I was reading a text about measuring capacitor's current leakage using a transimpedance amplifier circuit as the author says this is a rather cheap and reliable to measure currnt leakage, I was wondering if it can be a true statement, since we have a current leakage test setup in our university and it consist of very very expensive measurement devices like as agilent E4890A LCR meter as well as SMU unit, picoammeter and some swith matirxes. So I am wondering if such a soloution can compete with that expensive and complex setup that we have already. (I am planning to give it a try, but I would like to hear some comments before I get involved).
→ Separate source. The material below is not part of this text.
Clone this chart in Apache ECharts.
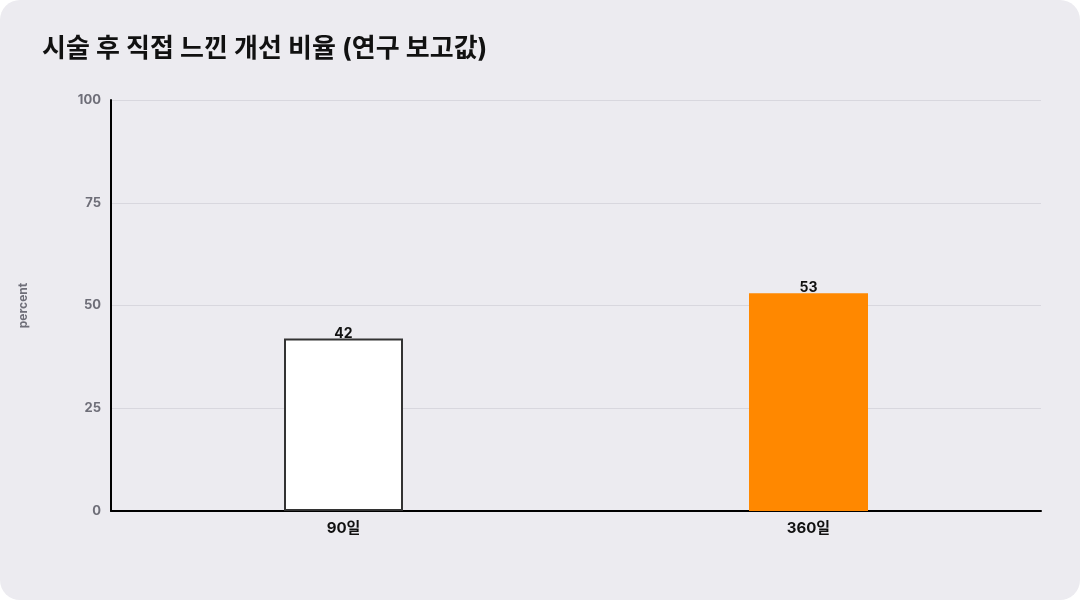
<!DOCTYPE html>
<html>
<head>
<meta charset="utf-8">
<script src="https://cdn.jsdelivr.net/npm/echarts@6/dist/echarts.min.js"></script>
<style>
    html, body { margin: 0; padding: 0; background: #ffffff; }
    #chart {
        width: 1080px;
        height: 600px;
        background: #ecebf0;
        border-radius: 20px;
        overflow: hidden;
    }
</style>
</head>
<body>
<div id="chart"></div>
<script>
// 데이터
var categories = ['90일', '360일'];
var values = [42, 53];
var yTicks = [0, 25, 50, 75, 100];

var font = "Inter, 'Noto Sans CJK KR', sans-serif";

var myChart = echarts.init(document.getElementById('chart'));

var option = {
    title: {
        text: '시술 후 직접 느낀 개선 비율 (연구 보고값)',
        left: 37,
        top: 31,
        textStyle: {
            fontFamily: font,
            fontSize: 26,
            fontWeight: 'bold',
            color: '#111111'
        }
    },
    grid: {
        left: 111,
        right: 39,
        top: 100,
        bottom: 89
    },
    xAxis: {
        type: 'category',
        data: categories,
        axisLine: { lineStyle: { color: '#000000', width: 2 } },
        axisTick: { show: false },
        axisLabel: {
            fontFamily: font,
            fontSize: 15,
            fontWeight: 'bold',
            color: '#111111',
            margin: 10
        }
    },
    yAxis: {
        type: 'value',
        min: yTicks[0],
        max: yTicks[yTicks.length - 1],
        interval: 25,
        name: 'percent',
        nameLocation: 'middle',
        nameGap: 82,
        nameRotate: 90,
        nameTextStyle: {
            fontFamily: font,
            fontSize: 12,
            fontWeight: 'bold',
            color: '#6e6e78'
        },
        axisLine: { show: true, lineStyle: { color: '#000000', width: 2 } },
        axisTick: { show: false },
        axisLabel: {
            fontFamily: font,
            fontSize: 13,
            fontWeight: 'bold',
            color: '#6e6e78',
            margin: 10
        },
        splitLine: { lineStyle: { color: '#d8d7de', width: 1 } }
    },
    series: [{
        type: 'bar',
        barWidth: 119,
        data: [
            {
                value: values[0],
                itemStyle: { color: '#ffffff', borderColor: '#333333', borderWidth: 2 }
            },
            {
                value: values[1],
                itemStyle: { color: '#ff8800' }
            }
        ],
        label: {
            show: true,
            position: 'top',
            distance: -2,
            fontFamily: font,
            fontSize: 14,
            fontWeight: 'bold',
            color: '#111111'
        }
    }],
    animation: false
};

myChart.setOption(option);
</script>
</body>
</html>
Agilent E4890A LCR meter - Used to measure capacitance of DUTs

Test fixture that is connected to a SMU unit for charging and a picoammeter to measure current leakage - connection thruough a switch matrix

The steps for measuring current leakage with this setup is rather easy. First (SMD) capacitors are soldered on a cartridge, then theire value will be measured. Next step they will be charged with a voltage using a SMU (not more than 30V because of switch matrix limit of relays maximum voltage) and finally after charging is done the picoammeter measures the current leakage.
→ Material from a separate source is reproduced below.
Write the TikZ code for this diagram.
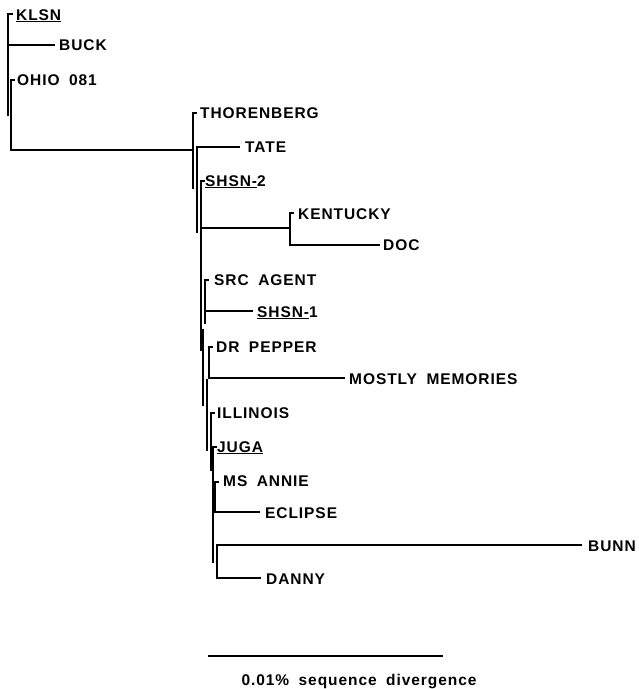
\documentclass[tikz,border=0pt]{standalone}
\usepackage{fontspec}
\setmainfont[LetterSpace=6]{Liberation Sans}
\newcommand{\wsp}{\hspace{9.5pt}}
\begin{document}
\begin{tikzpicture}[x=1pt,y=-1pt,
  br/.style={line width=1.4pt,line cap=rect},
  tip/.style={anchor=base west,inner sep=0pt,font=\fontsize{15.5}{17}\selectfont\bfseries}]
\useasboundingbox (0,0) rectangle (639,689);
% labels (x, baseline)
\node[tip] (klsn) at (16,20) {\underline{KLSN}};
\node[tip] (buck) at (59,50) {BUCK};
\node[tip] (ohio) at (17,85) {OHIO\wsp 081};
\node[tip] (thor) at (200,118) {THORENBERG};
\node[tip] (tate) at (245,152) {TATE};
\node[tip] (shsn2) at (205,186) {\underline{SHSN-}2};
\node[tip] (kent) at (298,219) {KENTUCKY};
\node[tip] (doc) at (383,250) {DOC};
\node[tip] (src) at (214,285) {SRC\wsp AGENT};
\node[tip] (shsn1) at (257,317) {\underline{SHSN-}1};
\node[tip] (drp) at (216,352) {DR\wsp PEPPER};
\node[tip] (most) at (349,384) {MOSTLY\wsp MEMORIES};
\node[tip] (ill) at (217,418) {ILLINOIS};
\node[tip] (juga) at (217,452) {\underline{JUGA}};
\node[tip] (msa) at (223,486) {MS\wsp ANNIE};
\node[tip] (ecl) at (265,518) {ECLIPSE};
\node[tip] (bunn) at (588,551) {BUNN};
\node[tip] (danny) at (266,584) {DANNY};
% internal points
\coordinate (l1t) at (8,14);
\coordinate (l1b) at (8,115);
\coordinate (l2t) at (11,80);
\coordinate (root) at (11,150);
\coordinate (r1t) at (193,113);
\coordinate (r1b) at (193,188);
\coordinate (r2t) at (197,147);
\coordinate (r2b) at (197,232);
\coordinate (r3t) at (201,181);
\coordinate (r3b) at (201,350);
\coordinate (k) at (290,228);
\coordinate (kt) at (290,213);
\coordinate (kb) at (290,245);
\coordinate (s1t) at (205,280);
\coordinate (s1b) at (205,323);
\coordinate (r4t) at (203,330);
\coordinate (r4b) at (203,405);
\coordinate (dpt) at (209,347);
\coordinate (dpb) at (209,378);
\coordinate (r5t) at (207,380);
\coordinate (r5b) at (207,450);
\coordinate (r6t) at (211,413);
\coordinate (r6b) at (211,470);
\coordinate (r7t) at (213,447);
\coordinate (r7b) at (213,562);
\coordinate (mat) at (215,482);
\coordinate (mab) at (215,512);
\coordinate (bdt) at (217,545);
\coordinate (bdb) at (217,578);
% left clade
\draw[br] (l1t) -- (l1b);
\draw[br] (l1t) -- ++(4,0);
\draw[br] (8,45) -- ([xshift=-5pt]buck.west |- 8,45);
\draw[br] (l2t) -- (root);
\draw[br] (l2t) -- ++(3,0);
\draw[br] (root) -- (r1t |- root);
% right clade
\draw[br] (r1t) -- (r1b);
\draw[br] (r1t) -- ++(3,0);
\draw[br] (r2t) -- (r2b);
\draw[br] (r2t) -- ([xshift=-6pt]tate.west |- r2t);
\draw[br] (r3t) -- (r3b);
\draw[br] (r3t) -- ++(3,0);
\draw[br] (r3t |- k) -- (k);
\draw[br] (kt) -- (kb);
\draw[br] (kt) -- ++(3,0);
\draw[br] (kb) -- ([xshift=-4pt]doc.west |- kb);
\draw[br] (s1t) -- (s1b);
\draw[br] (s1t) -- ++(3,0);
\draw[br] (205,311) -- ([xshift=-5pt]shsn1.west |- 205,311);
\draw[br] (r4t) -- (r4b);
\draw[br] (dpt) -- (dpb);
\draw[br] (dpt) -- ++(3,0);
\draw[br] (dpb) -- ([xshift=-5pt]most.west |- dpb);
\draw[br] (r5t) -- (r5b);
\draw[br] (r6t) -- (r6b);
\draw[br] (r6t) -- ++(3,0);
\draw[br] (r7t) -- (r7b);
\draw[br] (r7t) -- ++(3,0);
\draw[br] (mat) -- (mab);
\draw[br] (mat) -- ++(3,0);
\draw[br] (mab) -- ([xshift=-6pt]ecl.west |- mab);
\draw[br] (bdt) -- (bdb);
\draw[br] (bdt) -- ([xshift=-7pt]bunn.west |- bdt);
\draw[br] (bdb) -- ([xshift=-6pt]danny.west |- bdb);
% scale bar
\coordinate (sbl) at (208,656);
\coordinate (sbr) at (443,656);
\draw[line width=1.3pt] (sbl) -- (sbr);
\node[tip,anchor=base] (scale) at (359,685) {0.01\%\wsp sequence\wsp divergence};
\end{tikzpicture}
\end{document}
So, back to the Transimpedance Amplifier. Author explains that following circuit can measure current leakage quite good.

Transimpedance Amplifier

Since high value resistors can be (very) expensive it is worth considering an alternative approach which eliminates this component. If RF is removed and CF increased then the input current will charge CF and for a fixed i the output v(out) will be a ramp. CF must be a good quality capacitor with low leakage. If Q is the charge on CF and t is time, then:

CF = Q / v(out) and since Q = i . t = (i . t) / v(out)

or v(out) = (i . t)/CF and hence dv(out)/dt = i / CF or i = CF. dv(out) / dt

Simplified version of circuit

Here is link to the orginal text

So I would really appricite if more experienced people here tell theire opinion, and if sucha a circuit has any chance to do better than the current setup taht I showed you. Or is it practical at all?


1 Answer 1


Looks like a good idea at first glance. No immediately obvious "gotchas.

Won't compete with the best test instruments but should be viable.

I'd guess there would be some learning required along the way for a practical device.

These two Burr Brown application notes were cited in your reference. Don't seem to specifically address the test issue BUT cover the high impedance fron end issues well enough that they will provide useful material.